While Brandy asks Ahmed if he will knock Ishe out, Ishe and the wife have a little preying session. Ishe dislikes what Ahmed stands for. “He stands for nothing.” This one is the battle of cockiness and integrity.
Mister T joins Mel Gibson and William Shatner as this week’s celebrity ringside guests. (one wonders if the latter two are hear to plug the Passion Recut and Miss Congeniality 2 respectively?)
Annoying Ahmed tries to be intimidating, getting in Ishe’s face before the fight even begins.
Round one, both Ishe and Ahmed land some horrific punches (with lots of slow-mo). Mel and Will are positively in shock. Round 2, Ahmed misses a lot and Ishe collides hard, getting most of the ‘point-scoring’ slow-mo smashes.
The simple housewife proves to be quite the mouth in the ringside next to Brandy the tramp, trumping the latter’s Jerry Springer cat-calling.
Villainy comes in for some harsh gut punches but Ishe remains fast and harsh-hitting.
There is fear this could end in a KO. The trainers tell them, you “don’t wake up in a hotel”.
Ahmed tries to be dirty with his bull-rush charges, but Ishe is fierce and continues to land most of his ultra-violent hits. After the fight ends, all cheer and Ahmed looks toward Brandy, who Ahmed a ‘valiant effort’ smile.
It’s another unanimous decision: Ishe Smith. The West has won again and Ahmed is not happy.
David Carradine, looking a bit more ninety-four than he was in Kill Bill Volume 2, cheers solemnly, off to the side.
Next is the ceremonial blue-lit handshake between sly and Ahmed, as the loser leaves to hang up his gloves. He’s a sore-loser and knows in his heart that we won, and hopefully “we can see that too”.

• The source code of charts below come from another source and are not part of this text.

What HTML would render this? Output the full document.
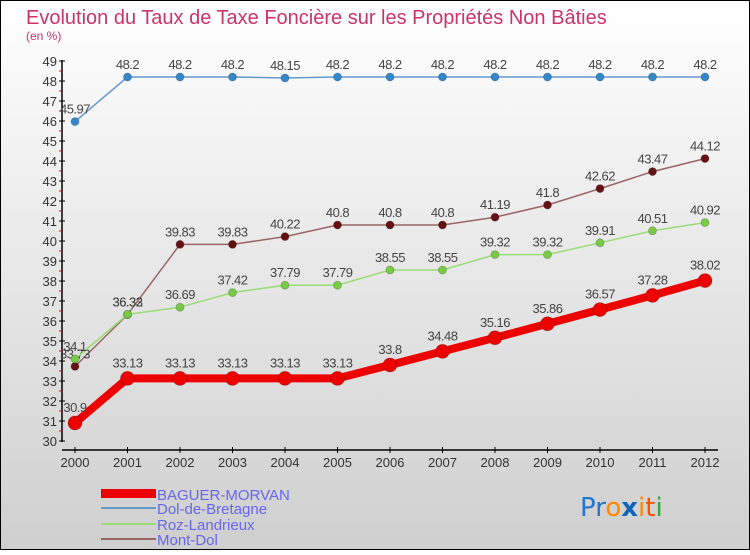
<!DOCTYPE html>
<html><head><meta charset="utf-8"><style>
body{margin:0}
#c{width:750px;height:550px;position:relative;font-family:"Liberation Sans",sans-serif}
</style></head><body>
<div id="c">
<svg id="s" width="750" height="550" xmlns="http://www.w3.org/2000/svg">
<defs><linearGradient id="bg" x1="0" y1="0" x2="0" y2="1"><stop offset="0" stop-color="#ffffff"/><stop offset="1" stop-color="#cfcfcf"/></linearGradient></defs>
<rect x="0.5" y="0.5" width="749" height="549" fill="url(#bg)" stroke="#000"/>
<text x="26" y="24" font-size="20" fill="#cc3366">Evolution du Taux de Taxe Foncière sur les Propriétés Non Bâties</text>
<text x="26" y="40" font-size="12" fill="#cc3366">(en %)</text>
<g id="axes"></g><g id="series"></g>
<g>
<rect x="101" y="489" width="55" height="9" fill="#ee0000"/>
<text x="157" y="500" font-size="15" fill="#6666ee">BAGUER-MORVAN</text>
<rect x="101" y="507" width="55" height="2" fill="#6699cc"/>
<text x="157" y="514" font-size="15" fill="#6666ee">Dol-de-Bretagne</text>
<rect x="101" y="523" width="55" height="2" fill="#99dd77"/>
<text x="157" y="530" font-size="15" fill="#6666ee">Roz-Landrieux</text>
<rect x="101" y="538" width="55" height="2" fill="#996666"/>
<text x="157" y="545" font-size="15" fill="#6666ee">Mont-Dol</text>
</g>
<g font-size="26" font-family="'DejaVu Sans',sans-serif">
<text x="580" y="516"><tspan fill="#2277cc">Pr</tspan><tspan fill="#ff8800">o</tspan><tspan fill="#1166bb" font-weight="bold">x</tspan><tspan fill="#ff8800">i</tspan><tspan fill="#ee5500">t</tspan><tspan fill="#33aa33">i</tspan></text>
</g>
</svg>
</div>
<script>
const years=[2000,2001,2002,2003,2004,2005,2006,2007,2008,2009,2010,2011,2012];
const baguer=[30.9,33.13,33.13,33.13,33.13,33.13,33.8,34.48,35.16,35.86,36.57,37.28,38.02];
const dol=[45.97,48.2,48.2,48.2,48.15,48.2,48.2,48.2,48.2,48.2,48.2,48.2,48.2];
const roz=[34.1,36.33,36.69,37.42,37.79,37.79,38.55,38.55,39.32,39.32,39.91,40.51,40.92];
const mont=[33.73,36.32,39.83,39.83,40.22,40.8,40.8,40.8,41.19,41.8,42.62,43.47,44.12];
const yTicks=[30,31,32,33,34,35,36,37,38,39,40,41,42,43,44,45,46,47,48,49];
const NS="http://www.w3.org/2000/svg";
const X=i=>75+i*52.5, Y=v=>441-(v-30)*20;
function mk(t,a,p){const e=document.createElementNS(NS,t);for(const k in a)e.setAttribute(k,a[k]);p.appendChild(e);return e;}
const ax=document.getElementById('axes');
const yl=mk('line',{x1:62,y1:60,x2:62,y2:442,stroke:'#000','stroke-width':1.5},ax);


const xl=mk('line',{x1:62,y1:450,x2:718,y2:450,stroke:'#000','stroke-width':1.5},ax);


yTicks.forEach(v=>{
 mk('line',{x1:59,x2:65,y1:Y(v),y2:Y(v),stroke:'#000'},ax);
 if(v<49)mk('line',{x1:59,x2:62,y1:Y(v+0.5),y2:Y(v+0.5),stroke:'#e00'},ax);
 const t=mk('text',{x:57,y:Y(v)+5,'font-size':13,fill:'#333','text-anchor':'end'},ax);t.textContent=v;
 
 
});
years.forEach((y,i)=>{
 mk('line',{x1:X(i),x2:X(i),y1:447,y2:453,stroke:'#000'},ax);
 const t=mk('text',{x:X(i),y:467,'font-size':13,fill:'#333','text-anchor':'middle'},ax);t.textContent=y;
 
 
});
const sg=document.getElementById('series');
function series(name,vals,color,dot,w,r){
 const g=mk('g',{},sg);
 
 
 mk('polyline',{points:vals.map((v,i)=>X(i)+','+Y(v)).join(' '),fill:'none',stroke:color,'stroke-width':w,'stroke-linejoin':'round'},g);
 vals.forEach((v,i)=>{
  const c=mk('circle',{cx:X(i),cy:Y(v),r:r,fill:dot,stroke:'rgba(0,0,0,0.2)'},g);
  
  
  const t=mk('text',{x:X(i),y:Y(v)-(r+4),'font-size':13,fill:'#444','text-anchor':'middle','letter-spacing':'-0.5'},g);t.textContent=v;
 });
}
series('dol',dol,'#6699cc','#3388cc',1.5,4);
series('mont',mont,'#996666','#661111',1.5,4);
series('roz',roz,'#99dd77','#77cc44',1.5,4);
series('baguer',baguer,'#ee0000','#ee0000',8,7);
</script>
</body></html>
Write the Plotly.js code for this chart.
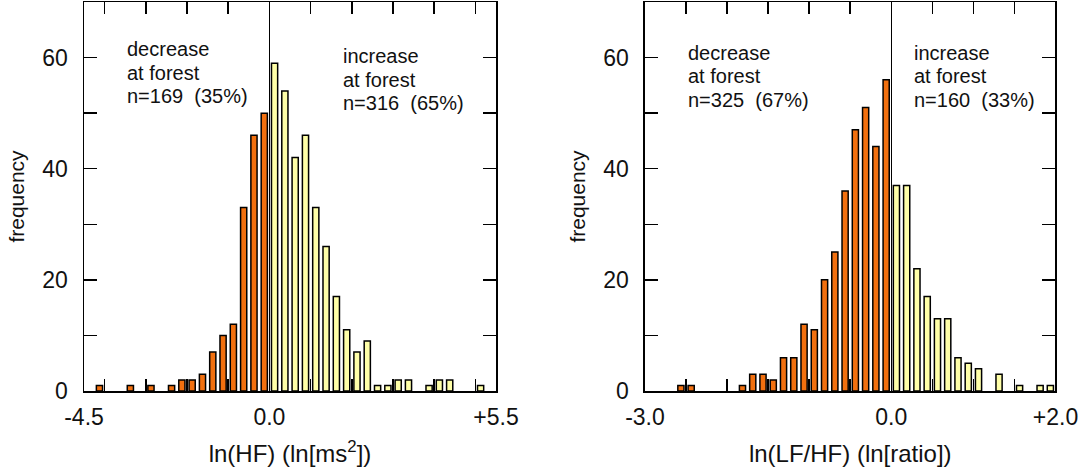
<!DOCTYPE html>
<html>
<head>
<meta charset="utf-8">
<script src="https://cdn.plot.ly/plotly-3.0.1.min.js"></script>
<style>
  html, body { margin: 0; padding: 0; background: #fff; }
  #chart { width: 1084px; height: 472px; }
</style>
</head>
<body>
<div id="chart"></div>
<script>
// ---- left panel: ln(HF), bins of 0.25 ----
var hfDecX = [-4.125, -3.375, -2.875, -2.375, -2.125, -1.875, -1.625, -1.375, -1.125, -0.875, -0.625, -0.375, -0.125];
var hfDecN = [1, 1, 1, 1, 2, 2, 3, 7, 10, 12, 33, 46, 50];
var hfIncX = [0.125, 0.375, 0.625, 0.875, 1.125, 1.375, 1.625, 1.875, 2.125, 2.375, 2.625, 2.875, 3.125, 3.375, 3.875, 4.125, 4.375, 5.125];
var hfIncN = [59, 54, 42, 46, 33, 26, 17, 11, 7, 9, 1, 1, 2, 2, 1, 2, 2, 1];

// ---- right panel: ln(LF/HF), bins of 0.125 ----
var lfDecX = [-2.5625, -2.4375, -1.8125, -1.6875, -1.5625, -1.4375, -1.3125, -1.1875, -1.0625, -0.9375, -0.8125, -0.6875, -0.5625, -0.4375, -0.3125, -0.1875, -0.0625];
var lfDecN = [1, 1, 1, 3, 3, 2, 6, 6, 12, 11, 20, 25, 36, 47, 51, 44, 56];
var lfIncX = [0.0625, 0.1875, 0.3125, 0.4375, 0.5625, 0.6875, 0.8125, 0.9375, 1.0625, 1.3125, 1.5625, 1.8125, 1.9375];
var lfIncN = [37, 37, 22, 17, 13, 13, 6, 5, 4, 3, 1, 1, 1];

// tick positions / labels
var hfTickVals = [-4.5, -4, -3, -2, -1, 0, 1, 2, 3, 4, 5, 5.5];
var hfTickText = ['-4.5', ' ', ' ', ' ', ' ', '0.0', ' ', ' ', ' ', ' ', ' ', '+5.5'];
var lfTickVals = [-3, -2.5, -2, -1.5, -1, -0.5, 0, 0.5, 1, 1.5, 2];
var lfTickText = ['-3.0', ' ', ' ', ' ', ' ', ' ', '0.0', ' ', ' ', ' ', '+2.0'];
var yTickVals = [0, 10, 20, 30, 40, 50, 60];
var yTickText = ['0', ' ', '20', ' ', '40', ' ', '60'];

var labelLines = {
  hfDec: ['decrease', 'at forest', 'n=169  (35%)'],
  hfInc: ['increase', 'at forest', 'n=316  (65%)'],
  lfDec: ['decrease', 'at forest', 'n=325  (67%)'],
  lfInc: ['increase', 'at forest', 'n=160  (33%)']
};

var ORANGE = '#f2700f';
var YELLOW = '#ffffa8';
var FONT = 'Liberation Sans, Arial, sans-serif';

function bars(x, y, color, w, xa, ya) {
  return {
    type: 'bar', x: x, y: y, width: w,
    xaxis: xa, yaxis: ya,
    marker: { color: color, line: { color: '#000', width: 1.5 } },
    hoverinfo: 'x+y', showlegend: false
  };
}

var data = [
  bars(hfDecX, hfDecN, ORANGE, 0.25 * 0.6, 'x', 'y'),
  bars(hfIncX, hfIncN, YELLOW, 0.25 * 0.6, 'x', 'y'),
  bars(lfDecX, lfDecN, ORANGE, 0.125 * 0.6, 'x2', 'y2'),
  bars(lfIncX, lfIncN, YELLOW, 0.125 * 0.6, 'x2', 'y2')
];

function xAxis(dom, range, vals, text, title, anchor) {
  return {
    domain: dom, range: range, anchor: anchor,
    tickmode: 'array', tickvals: vals, ticktext: text, tickangle: 0,
    ticks: 'inside', ticklen: 12, tickwidth: 1.5, tickcolor: '#000',
    ticklabelstandoff: 5,
    showline: true, linecolor: '#000', linewidth: 1.5, mirror: 'allticks',
    showgrid: false, zeroline: true, zerolinecolor: '#000', zerolinewidth: 1.5,
    layer: 'below traces', automargin: false, fixedrange: true,
    tickfont: { size: 23, color: '#111' },
    title: { text: title, font: { size: 24, color: '#111' }, standoff: 16 }
  };
}

function yAxis(anchor) {
  return {
    domain: [0, 1], range: [0, 70], anchor: anchor,
    tickmode: 'array', tickvals: yTickVals, ticktext: yTickText,
    ticks: 'inside', ticklen: 13, tickwidth: 1.5, tickcolor: '#000',
    ticklabelstandoff: 10,
    showline: true, linecolor: '#000', linewidth: 1.5, mirror: 'allticks',
    showgrid: false, zeroline: false,
    layer: 'below traces', automargin: false, fixedrange: true,
    tickfont: { size: 23, color: '#111' },
    title: { text: 'frequency', font: { size: 21, color: '#111' }, standoff: 12 }
  };
}

// annotation blocks, one per text line
function block(lines, x, yTop, xa, ya) {
  return lines.map(function (t, i) {
    return {
      text: t, x: x, y: yTop - i * 4.2, xref: xa, yref: ya,
      xanchor: 'left', yanchor: 'middle', showarrow: false,
      font: { size: 20, color: '#111' }
    };
  });
}

var annotations = []
  .concat(block(labelLines.hfDec, -3.5, 61.5, 'x', 'y'))
  .concat(block(labelLines.hfInc, 1.74, 60.2, 'x', 'y'))
  .concat(block(labelLines.lfDec, -2.5, 60.8, 'x2', 'y2'))
  .concat(block(labelLines.lfInc, 0.25, 60.8, 'x2', 'y2'));

var layout = {
  width: 1084, height: 472,
  margin: { l: 0, r: 0, t: 2, b: 81 },
  paper_bgcolor: '#fff', plot_bgcolor: '#fff',
  font: { family: FONT, color: '#111' },
  barmode: 'overlay',
  xaxis: xAxis([0.0775, 0.4576], [-4.5, 5.5], hfTickVals, hfTickText, 'ln(HF) (ln[ms<sup>2</sup>])', 'y'),
  yaxis: yAxis('x'),
  xaxis2: xAxis([0.5950, 0.9737], [-3, 2], lfTickVals, lfTickText, 'ln(LF/HF) (ln[ratio])', 'y2'),
  yaxis2: yAxis('x2'),
  annotations: annotations
};

Plotly.newPlot('chart', data, layout, { displayModeBar: false, staticPlot: true });
</script>
</body>
</html>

Overall, Episode Three certainly picked up the pace compared to the overwrought pilot. Still, the melodrama is sappier than ever and the wholesome family-values shtick is getting a bit old. Nonetheless, there’s no denying that the fights themselves are very tense and surprisingly suspenseful. Mark Burnett has cast some entertaining rivalries that make these climactic showdowns actually intense as they mimic the better fisticuffs of boxing movies. Only the final results here aren’t quite so easily telegraphed as Stallone and Van Damme’s many arena bouts in their vintage 80’s action. The challenges are definitely creative and fun, though a bit unnecessary considering the contestants here choose combatants without any whim of strategy. However, it doesn’t bode well that the cocky thinks-he’s-a-prettyboy was eliminated. Once we’re down to righteous family men and honest farmer’s boys, I’m not so sure how riveting the Contender can be.